Collected data:
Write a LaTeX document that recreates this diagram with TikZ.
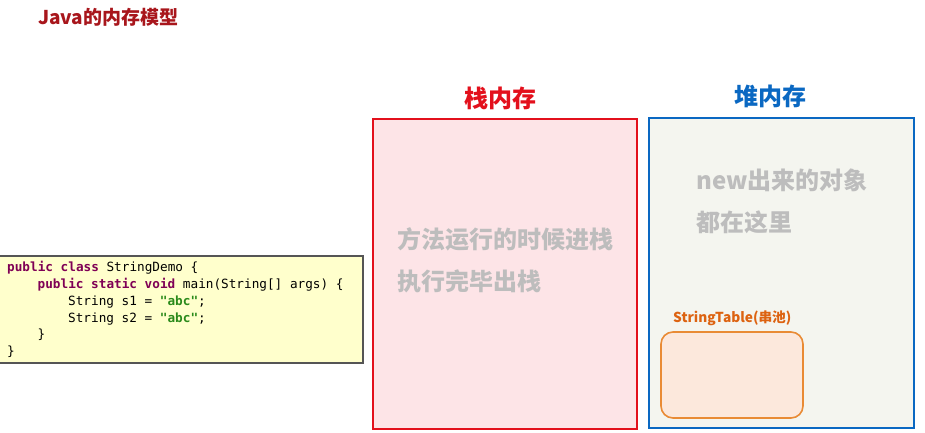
\documentclass[tikz,border=0pt]{standalone}
\usepackage{fontspec}
\usepackage{xcolor}
\setmainfont{Noto Sans CJK SC}
\setmonofont{DejaVu Sans Mono}
\usetikzlibrary{positioning}
\definecolor{titlered}{HTML}{A8161C}
\definecolor{stackred}{HTML}{E3101C}
\definecolor{stackfill}{HTML}{FDE4E7}
\definecolor{heapblue}{HTML}{0A68C2}
\definecolor{heapfill}{HTML}{F4F5EF}
\definecolor{hint}{HTML}{BDBDBD}
\definecolor{poolorange}{HTML}{DD6311}
\definecolor{poolline}{HTML}{E98B35}
\definecolor{poolfill}{HTML}{FCE8DC}
\definecolor{codefill}{HTML}{FFFFCC}
\definecolor{codeline}{HTML}{555555}
\definecolor{kw}{HTML}{7F0055}
\definecolor{str}{HTML}{2A8A1A}
\newcommand\kw[1]{\textbf{\color{kw}#1}}
\newcommand\str[1]{\textbf{\color{str}#1}}
\newcommand\ind{\hspace*{30.5pt}}

\begin{document}
\begin{tikzpicture}[
  x=1pt, y=-1pt,
  membox/.style={rectangle, draw=#1, line width=2.4pt,
                 minimum width=264pt, minimum height=310pt},
  memtitle/.style={font=\fontsize{24}{24}\selectfont\bfseries, text=#1, inner sep=0pt},
  hinttext/.style={font=\fontsize{24}{42}\selectfont\bfseries, text=hint,
                   align=left, anchor=west, inner sep=0pt}
]
\useasboundingbox (0,0) rectangle (925,433);

% Title
\node[font=\fontsize{19}{19}\selectfont\bfseries, text=titlered, anchor=west, inner sep=0pt]
  (title) at (38,17) {Java的内存模型};

% Code
\node[rectangle, draw=codeline, line width=1.2pt, fill=codefill,
      minimum width=364pt, minimum height=107pt] (code) at (181,309.5) {};
\node[font=\ttfamily\fontsize{12.7}{16.8}\selectfont, align=left, anchor=west, inner sep=0pt]
  (codetext) at (7,309.5) {%
  \kw{public class} StringDemo \{\\
  \ind\kw{public static void} main(String[] args) \{\\
  \ind\ind String s1 = \str{"abc"};\\
  \ind\ind String s2 = \str{"abc"};\\
  \ind\}\\
  \}};

% Stack
\node[membox=stackred, fill=stackfill] (stack) at (505,274) {};
\node[memtitle=stackred] (stacktitle) at (500,98) {栈内存};
\node[hinttext] (stacktext) at (397,260) {方法运行的时候进栈\\执行完毕出栈};

% Heap
\node[membox=heapblue, fill=heapfill, minimum width=265pt] (heap) at (781.5,273) {};
\node[memtitle=heapblue] (heaptitle) at (770,96) {堆内存};
\node[hinttext] (heaptext) at (696,201) {new出来的对象\\都在这里};

% String pool
\node[rectangle, rounded corners=12pt, draw=poolline, line width=1.6pt, fill=poolfill,
      minimum width=142pt, minimum height=86pt] (pool) at (732,375) {};
\node[font=\fontsize{13.7}{13.7}\selectfont\bfseries, text=poolorange, anchor=west, inner sep=0pt]
  (pooltitle) at (673,318) {StringTable(串池)};

\end{tikzpicture}
\end{document}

Set problem:
Write out again every line above exactly as given; the pictures do not belong in the copy.

Correct response:
Write a LaTeX document that recreates this diagram with TikZ.
\documentclass[tikz,border=0pt]{standalone}
\usepackage{fontspec}
\usepackage{xcolor}
\setmainfont{Noto Sans CJK SC}
\setmonofont{DejaVu Sans Mono}
\usetikzlibrary{positioning}
\definecolor{titlered}{HTML}{A8161C}
\definecolor{stackred}{HTML}{E3101C}
\definecolor{stackfill}{HTML}{FDE4E7}
\definecolor{heapblue}{HTML}{0A68C2}
\definecolor{heapfill}{HTML}{F4F5EF}
\definecolor{hint}{HTML}{BDBDBD}
\definecolor{poolorange}{HTML}{DD6311}
\definecolor{poolline}{HTML}{E98B35}
\definecolor{poolfill}{HTML}{FCE8DC}
\definecolor{codefill}{HTML}{FFFFCC}
\definecolor{codeline}{HTML}{555555}
\definecolor{kw}{HTML}{7F0055}
\definecolor{str}{HTML}{2A8A1A}
\newcommand\kw[1]{\textbf{\color{kw}#1}}
\newcommand\str[1]{\textbf{\color{str}#1}}
\newcommand\ind{\hspace*{30.5pt}}

\begin{document}
\begin{tikzpicture}[
  x=1pt, y=-1pt,
  membox/.style={rectangle, draw=#1, line width=2.4pt,
                 minimum width=264pt, minimum height=310pt},
  memtitle/.style={font=\fontsize{24}{24}\selectfont\bfseries, text=#1, inner sep=0pt},
  hinttext/.style={font=\fontsize{24}{42}\selectfont\bfseries, text=hint,
                   align=left, anchor=west, inner sep=0pt}
]
\useasboundingbox (0,0) rectangle (925,433);

% Title
\node[font=\fontsize{19}{19}\selectfont\bfseries, text=titlered, anchor=west, inner sep=0pt]
  (title) at (38,17) {Java的内存模型};

% Code
\node[rectangle, draw=codeline, line width=1.2pt, fill=codefill,
      minimum width=364pt, minimum height=107pt] (code) at (181,309.5) {};
\node[font=\ttfamily\fontsize{12.7}{16.8}\selectfont, align=left, anchor=west, inner sep=0pt]
  (codetext) at (7,309.5) {%
  \kw{public class} StringDemo \{\\
  \ind\kw{public static void} main(String[] args) \{\\
  \ind\ind String s1 = \str{"abc"};\\
  \ind\ind String s2 = \str{"abc"};\\
  \ind\}\\
  \}};

% Stack
\node[membox=stackred, fill=stackfill] (stack) at (505,274) {};
\node[memtitle=stackred] (stacktitle) at (500,98) {栈内存};
\node[hinttext] (stacktext) at (397,260) {方法运行的时候进栈\\执行完毕出栈};

% Heap
\node[membox=heapblue, fill=heapfill, minimum width=265pt] (heap) at (781.5,273) {};
\node[memtitle=heapblue] (heaptitle) at (770,96) {堆内存};
\node[hinttext] (heaptext) at (696,201) {new出来的对象\\都在这里};

% String pool
\node[rectangle, rounded corners=12pt, draw=poolline, line width=1.6pt, fill=poolfill,
      minimum width=142pt, minimum height=86pt] (pool) at (732,375) {};
\node[font=\fontsize{13.7}{13.7}\selectfont\bfseries, text=poolorange, anchor=west, inner sep=0pt]
  (pooltitle) at (673,318) {StringTable(串池)};

\end{tikzpicture}
\end{document}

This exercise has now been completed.